*Task statement:*
Count how many lines of the material hold "this". Respond with that number alone.

(Records from a dataset)
───
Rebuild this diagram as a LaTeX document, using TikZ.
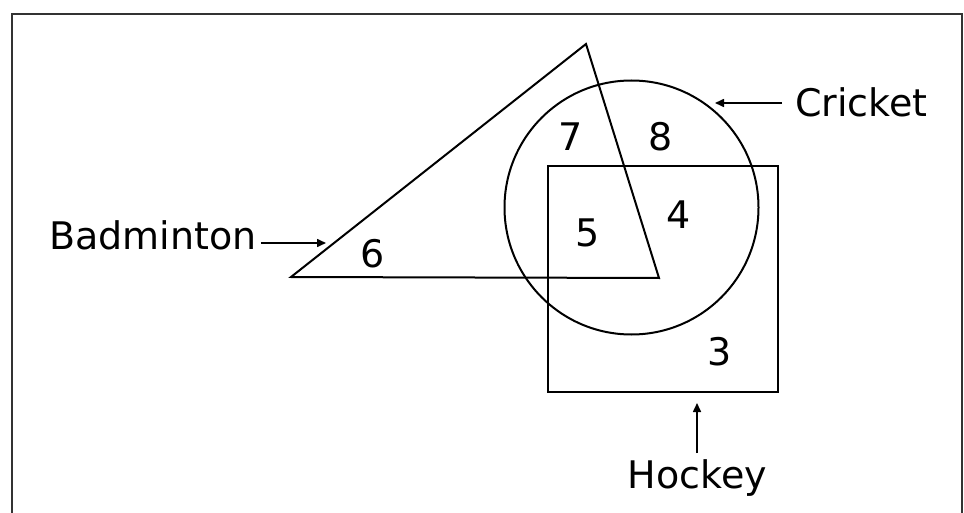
\documentclass[tikz,border=0pt]{standalone}
\usepackage{fontspec}
\setmainfont{DejaVu Sans}
\usetikzlibrary{arrows.meta}
\begin{document}
\begin{tikzpicture}[x=1pt,y=-1pt,
  shape line/.style={draw=black, line width=2pt},
  lbl/.style={inner sep=0pt, anchor=base, font=\fontsize{38}{44}\selectfont},
  pointer/.style={draw=black, line width=1.6pt, -{Triangle[length=9pt,width=8pt]}}]
\useasboundingbox (0,0) rectangle (964,513);
\clip (0,0) rectangle (964,513);
% outer frame (bottom edge not shown)
\draw[line width=2.6pt, draw=black!80] (12,520) -- (12,14) -- (962,14) -- (962,520);
% Badminton triangle
\coordinate (tA) at (586,44);
\coordinate (tB) at (291,277);
\coordinate (tC) at (659,278);
\draw[shape line, line join=miter] (tA) -- (tB) -- (tC) -- cycle;
% Cricket circle
\node[shape line, circle, minimum size=254pt, inner sep=0pt] (cricket) at (631.5,207.5) {};
% Hockey square
\node[shape line, rectangle, minimum width=230pt, minimum height=226pt, inner sep=0pt, anchor=north west] (hockey) at (547,165) {};
% region numbers
\node[lbl] (n7) at (571,151) {7};
\node[lbl] (n8) at (661,151) {8};
\node[lbl] (n5) at (588,247) {5};
\node[lbl] (n4) at (679,229) {4};
\node[lbl] (n6) at (373,267) {6};
\node[lbl] (n3) at (720,365) {3};
% set labels
\node[lbl] (lbad) at (153,250) {Badminton};
\node[lbl] (lcri) at (861.5,117) {Cricket};
\node[lbl] (lhoc) at (697.5,488) {Hockey};
% pointers
\coordinate (pbad) at (326,243);
\coordinate (pcri) at (715,103);
\coordinate (phoc) at (697,403);
\draw[pointer] (lbad.east |- pbad) ++(4,0) -- (pbad);
\draw[pointer] (782,103) -- (pcri);
\draw[pointer] (697,453) -- (phoc);
\end{tikzpicture}
\end{document}
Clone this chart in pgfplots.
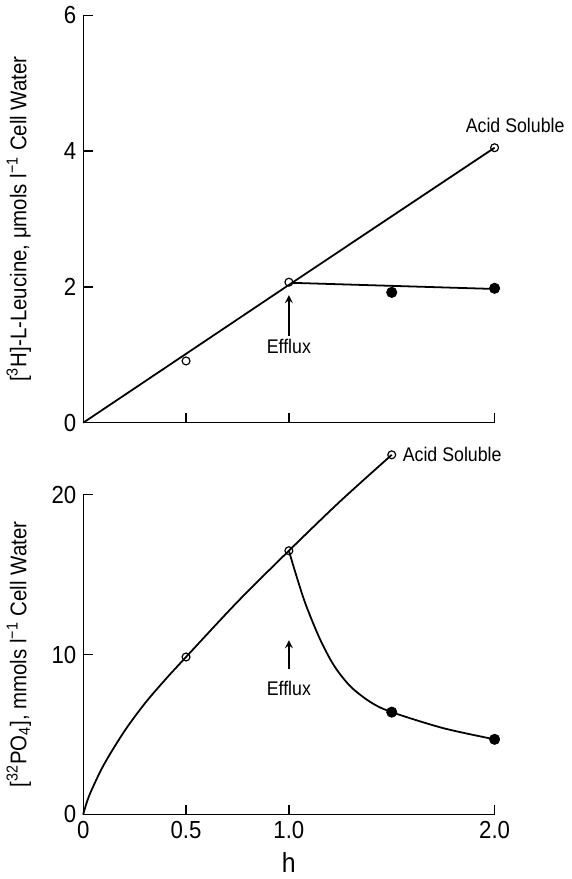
───
*Expected output:*
2